Berlin, November 10, 2016 -- Leveraging the petascale computing power of GCS HPC (High Performance Computing) systems Hazel Hen of HLRS (High Performance Computing Center Stuttgart), SuperMUC of LRZ (Leibniz Supercomputing Centre, Garching/Munich) and JUQUEEN, hosted at the Jülich Supercomputing Centre (JSC), an international team of researchers under leadership of Professor Zoltán Fodor of the Bergische Universität Wuppertal achieved a major break-through in the ongoing quest of profiling dark matter. The spectacular findings, which were published on November 2, 2016 in the highly regarded NATURE magazine, were given additional honour by the Editorial Board of NATURE by adding the paper to the prestigious "News and Views" section of the magazine. This resulted in a stir of interest throughout the community of international scientific and general media.

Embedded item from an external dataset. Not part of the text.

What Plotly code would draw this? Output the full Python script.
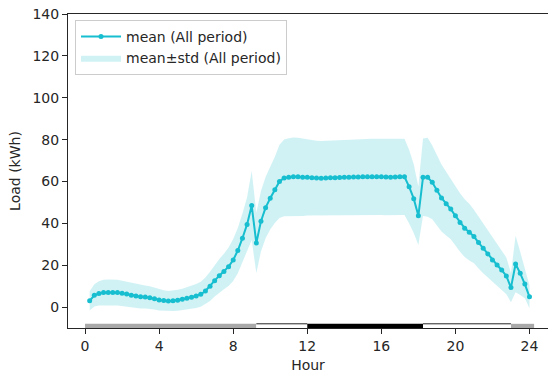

The international team of physicists representing the University of Wuppertal, the Forschungszentrum Jülich (FZJ) and the Eötvös Loránd University in Budapest had applied extensive and highly demanding calculations on the GCS HPC systems in their pursuit of describing a layout of the particles of the mysterious dark matter. Applying extensions to the Standard Model of particle physics enabled the scientists, among other things, to predict the likely mass of the axion, the hypothetical elementary particle to resolve the strong charge parity problem in quantum chromodynamics (QCD).
The participants representing the FZJ in this spectacular science project comprised JSC based physicists: Prof. Dr. Kalman Szabo and his Helmholtz research group "Nuclear and particle physics" were core members of the team achieving this major findings in the field of Elementary Particle Physics.